Friday, 8 July 2011

Kennedy’s Pimp
















When the new school curriculum decreed that every child should learn about the ‘Industrial Revolution,’ History Departments up and down the country had a problem: how to persuade children that history was more interesting than Richard Arkwright’s Water Frame, and Hargreaves’ Spinning Jenny? And don’t get me started on ‘Turnip Townsend.’

In short, how were we to persuade the brightest and best to choose History as a GCSE option and so maximise the grades by which a Department was judged?

The process was inexorable. Child poverty and abuse, became ‘entertainment;’ the ‘Slave Trade,’ the Workhouse, children in mines, exploited again in order to provide cheap thrills for otherwise bored students; prurience and sympathy curiously mixed.

Titillation reached its peak just before students came to make their final choice of options for Years 10 and 11.

Then we moved on to the Holocaust and Kennedy’s brain. These were ‘taster’ lessons, pedagogic commercials for the joys awaiting them should they choose to do history the following year.

These two years of modern history have formed in my mind a sombre montage of Horst Wessel and wasted corpses, lynchings and burning barns, men ranting in white pointy hats, others in uniforms and surrounded by flags. And every year we dissected Kennedy’s brain in our search for who murdered him.

This was the highpoint of our coursework for over a decade, the reason why many chose to do history in the first place. Who killed President Kennedy? It had everything: a who-dun-it caught in colour and never resolved. It combined serious analysis of varied and conflicting evidence with the gravitas of Greek tragedy.














Twice a year for a decade or more, my life would be briefly dominated by endless freeze-frames of Kennedy’s head jerking back…or was it forward?

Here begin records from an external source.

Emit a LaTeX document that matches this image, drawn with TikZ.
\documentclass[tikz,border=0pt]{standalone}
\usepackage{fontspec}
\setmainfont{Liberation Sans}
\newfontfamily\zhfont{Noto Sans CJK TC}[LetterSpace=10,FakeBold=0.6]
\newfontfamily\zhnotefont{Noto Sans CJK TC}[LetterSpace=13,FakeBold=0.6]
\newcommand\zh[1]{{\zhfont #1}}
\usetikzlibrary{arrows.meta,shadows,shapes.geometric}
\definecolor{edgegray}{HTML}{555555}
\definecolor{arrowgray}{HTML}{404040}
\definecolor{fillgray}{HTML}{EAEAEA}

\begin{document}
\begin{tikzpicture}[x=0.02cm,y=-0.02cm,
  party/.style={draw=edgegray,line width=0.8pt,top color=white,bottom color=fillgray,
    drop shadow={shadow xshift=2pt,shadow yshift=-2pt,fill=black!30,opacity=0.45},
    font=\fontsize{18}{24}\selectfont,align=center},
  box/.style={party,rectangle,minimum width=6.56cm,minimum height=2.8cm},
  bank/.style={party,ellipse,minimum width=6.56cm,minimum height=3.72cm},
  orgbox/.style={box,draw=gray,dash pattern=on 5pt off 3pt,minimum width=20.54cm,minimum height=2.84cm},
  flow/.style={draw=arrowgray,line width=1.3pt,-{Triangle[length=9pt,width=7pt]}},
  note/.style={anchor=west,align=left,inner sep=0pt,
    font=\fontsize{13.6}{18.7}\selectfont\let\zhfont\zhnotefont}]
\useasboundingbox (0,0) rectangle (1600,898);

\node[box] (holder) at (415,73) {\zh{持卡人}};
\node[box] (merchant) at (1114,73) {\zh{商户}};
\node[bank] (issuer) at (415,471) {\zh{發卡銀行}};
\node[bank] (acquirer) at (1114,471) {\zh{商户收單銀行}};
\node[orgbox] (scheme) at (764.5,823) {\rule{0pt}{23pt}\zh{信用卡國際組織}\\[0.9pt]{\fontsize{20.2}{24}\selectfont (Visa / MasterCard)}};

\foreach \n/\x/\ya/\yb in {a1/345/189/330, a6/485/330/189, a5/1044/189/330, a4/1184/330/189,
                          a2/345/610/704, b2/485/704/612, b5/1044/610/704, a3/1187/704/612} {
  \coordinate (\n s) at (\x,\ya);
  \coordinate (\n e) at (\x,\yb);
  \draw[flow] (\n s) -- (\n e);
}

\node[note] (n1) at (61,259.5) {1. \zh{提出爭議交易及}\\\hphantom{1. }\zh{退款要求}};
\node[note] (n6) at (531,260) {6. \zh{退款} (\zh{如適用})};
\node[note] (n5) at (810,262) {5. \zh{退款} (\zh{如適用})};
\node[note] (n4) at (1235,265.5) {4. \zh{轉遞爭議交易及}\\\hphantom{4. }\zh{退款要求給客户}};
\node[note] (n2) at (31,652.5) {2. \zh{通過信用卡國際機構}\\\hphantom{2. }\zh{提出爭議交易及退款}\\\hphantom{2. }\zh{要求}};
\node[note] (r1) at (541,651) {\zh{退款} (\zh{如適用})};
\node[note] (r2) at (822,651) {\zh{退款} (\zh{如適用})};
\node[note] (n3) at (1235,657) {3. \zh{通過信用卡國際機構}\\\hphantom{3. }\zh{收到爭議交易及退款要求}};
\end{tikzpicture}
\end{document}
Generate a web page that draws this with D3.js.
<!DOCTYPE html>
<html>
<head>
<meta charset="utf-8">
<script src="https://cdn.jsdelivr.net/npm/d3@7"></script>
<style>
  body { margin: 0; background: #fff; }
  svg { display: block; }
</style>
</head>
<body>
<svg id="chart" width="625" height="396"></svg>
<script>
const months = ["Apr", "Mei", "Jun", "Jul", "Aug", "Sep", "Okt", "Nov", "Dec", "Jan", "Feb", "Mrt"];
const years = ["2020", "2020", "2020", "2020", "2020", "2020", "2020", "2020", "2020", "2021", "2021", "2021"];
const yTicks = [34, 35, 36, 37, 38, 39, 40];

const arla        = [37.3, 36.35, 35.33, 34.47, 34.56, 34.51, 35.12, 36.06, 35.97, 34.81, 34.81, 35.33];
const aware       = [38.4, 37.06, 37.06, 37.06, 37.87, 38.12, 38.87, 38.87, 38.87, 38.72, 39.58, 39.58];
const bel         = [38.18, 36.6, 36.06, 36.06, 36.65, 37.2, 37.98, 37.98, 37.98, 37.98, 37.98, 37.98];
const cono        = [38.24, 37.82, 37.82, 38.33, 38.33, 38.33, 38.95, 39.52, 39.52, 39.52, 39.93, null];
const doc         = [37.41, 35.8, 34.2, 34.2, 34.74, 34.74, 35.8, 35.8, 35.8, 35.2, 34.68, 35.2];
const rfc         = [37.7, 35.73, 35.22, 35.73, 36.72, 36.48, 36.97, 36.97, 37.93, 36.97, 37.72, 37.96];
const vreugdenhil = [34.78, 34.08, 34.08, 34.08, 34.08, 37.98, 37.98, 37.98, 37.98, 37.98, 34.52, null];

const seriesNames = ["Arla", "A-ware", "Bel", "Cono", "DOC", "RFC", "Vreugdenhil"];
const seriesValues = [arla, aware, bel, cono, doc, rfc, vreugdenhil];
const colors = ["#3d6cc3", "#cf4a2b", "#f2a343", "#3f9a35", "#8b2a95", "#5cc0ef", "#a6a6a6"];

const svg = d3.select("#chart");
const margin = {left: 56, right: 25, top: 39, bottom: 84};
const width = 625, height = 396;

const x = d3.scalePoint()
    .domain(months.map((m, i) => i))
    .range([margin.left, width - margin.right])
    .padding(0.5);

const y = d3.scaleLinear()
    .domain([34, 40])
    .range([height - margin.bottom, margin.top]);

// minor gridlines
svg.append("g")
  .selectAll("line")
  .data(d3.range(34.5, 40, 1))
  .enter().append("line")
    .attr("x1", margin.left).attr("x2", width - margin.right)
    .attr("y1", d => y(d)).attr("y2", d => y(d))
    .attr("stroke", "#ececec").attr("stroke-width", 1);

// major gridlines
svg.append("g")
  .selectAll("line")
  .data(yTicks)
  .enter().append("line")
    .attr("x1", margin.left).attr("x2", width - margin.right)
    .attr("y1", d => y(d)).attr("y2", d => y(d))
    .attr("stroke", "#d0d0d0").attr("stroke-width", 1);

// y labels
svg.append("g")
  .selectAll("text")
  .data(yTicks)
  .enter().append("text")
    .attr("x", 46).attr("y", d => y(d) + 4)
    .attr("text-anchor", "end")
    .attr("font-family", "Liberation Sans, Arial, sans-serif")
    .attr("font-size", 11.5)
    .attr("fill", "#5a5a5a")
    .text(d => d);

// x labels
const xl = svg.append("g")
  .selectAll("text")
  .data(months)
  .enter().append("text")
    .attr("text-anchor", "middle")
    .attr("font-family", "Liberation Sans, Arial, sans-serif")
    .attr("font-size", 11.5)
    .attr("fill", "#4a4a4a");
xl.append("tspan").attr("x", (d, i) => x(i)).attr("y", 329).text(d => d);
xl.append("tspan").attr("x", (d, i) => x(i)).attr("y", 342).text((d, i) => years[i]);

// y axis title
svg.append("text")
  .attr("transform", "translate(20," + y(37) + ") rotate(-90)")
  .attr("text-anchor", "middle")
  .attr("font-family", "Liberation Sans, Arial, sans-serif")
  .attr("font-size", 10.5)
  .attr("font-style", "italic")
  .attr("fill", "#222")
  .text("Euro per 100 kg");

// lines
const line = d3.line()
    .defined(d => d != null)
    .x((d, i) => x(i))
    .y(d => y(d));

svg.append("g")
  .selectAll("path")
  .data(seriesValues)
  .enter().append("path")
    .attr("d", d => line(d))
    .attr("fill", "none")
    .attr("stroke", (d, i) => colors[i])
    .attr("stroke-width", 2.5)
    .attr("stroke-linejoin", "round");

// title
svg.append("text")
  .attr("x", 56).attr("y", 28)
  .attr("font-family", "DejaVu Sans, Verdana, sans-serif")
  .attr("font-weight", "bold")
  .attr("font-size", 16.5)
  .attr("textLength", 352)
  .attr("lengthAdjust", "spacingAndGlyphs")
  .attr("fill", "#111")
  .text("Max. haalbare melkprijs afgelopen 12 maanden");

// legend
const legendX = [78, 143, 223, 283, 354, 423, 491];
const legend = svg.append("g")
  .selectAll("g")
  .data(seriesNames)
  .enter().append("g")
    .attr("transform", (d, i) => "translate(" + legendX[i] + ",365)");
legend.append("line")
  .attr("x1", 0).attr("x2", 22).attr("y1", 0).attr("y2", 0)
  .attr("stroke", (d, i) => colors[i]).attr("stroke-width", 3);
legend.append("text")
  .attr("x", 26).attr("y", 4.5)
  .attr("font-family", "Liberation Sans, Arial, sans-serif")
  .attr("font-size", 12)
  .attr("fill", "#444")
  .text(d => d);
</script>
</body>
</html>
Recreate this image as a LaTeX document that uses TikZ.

Trajectories, Oswald’s marksmanship, or lack of it, Jacqueline’s undignified scramble out of the car, or was she trying to grab a piece of her husband’s head. No reverence here, the children wanted to know.















And I was part of the process, at one with Oswald lurking behind that window, or the possible second gunman behind the white picket fence on the knoll. Only every year, unlike Zapruder, I knew what would happen. I stood poised to freeze-frame what Zapruder had filmed. I had the remote, doomed to pause and repeat history year after year. Had a president died for this?

5 comments:

Maria Zannini said...

There's no way to equate your method to the train wrecks they pimp on reality tv and other such venues. At least you were opening up minds. The media scrunches them up into tight little packagees--insulated from everything except the 'media truth'.

You posed legitimate questions. The media gives us sound bites and summaries.

Adam M. Smith said...

Great, thought-provoking post.

It's certainly macabre, in its way, the way we wean our children on the horror stories of history. But what draws people into a fascination with and study of history? History's a long story. The world's greatest story.

We'd be fooling ourselves to say that those twisted moments of history - the footage of Auschwitz, the Black Death, the Inquisition and the Iron Maiden - aren't those that grab onto a young person's mind and cling there like a burr. But you always hope a young mind can take as much reflection as sensation out of Anne Frank's Diary.

I'm not saying that history should be presented and taught as a simple procession of titillating atrocities, and as a teacher it must be troubling to be forced to relive (over and over again) scenes like the Kennedy assassination.

But I can also clearly remember when history began to grab hold of my mind, and it began with a teacher that liked to mix in lots of great asides about hangings and ghosts and crucifixions, and as soon as he would launch into one you could see the torpor of the entire class sort of evaporate.

It works in much the same way as literature. If I want my children to eventually discover and appreciate Shakespeare or Joyce or Tolstoy, there's a good chance I'm going to have to let them discover more sensationalistic authors like RL Stine, Poe, and Stephen King. Stepping stones, I suppose, for the maturing mind.

Before cultivating a fascination, they must be fascinated.

Mike Keyton said...

Maria, 'media truth' is a beautiful phrase and a horrible, sinister reality. I'm hoping to post on that sometime if the red wine flows and the brain cooperates.
Adam, thanks for the comments. You're dead right, the hook is crucial. The only thing is there are some who never get beyond the hook :)

Unknown said...

This reminds me of the teenager on a TV game show who, when asked where JFK was shot, said: 'Grassy Knoll'. When asked where Grassy Knoll might actually be, he had no real idea but suspected it might be in America.

Yes, the hook is crucial to grab interest. The clever part is persuading people to go beyond the hook and delve deeper. Not sure how that's done as I didn't progress much further than Turnip Townsend...

Mike Keyton said...

Now if Turnips Townsend had been assassinate near the Grassy knoll - we'd have had a hook!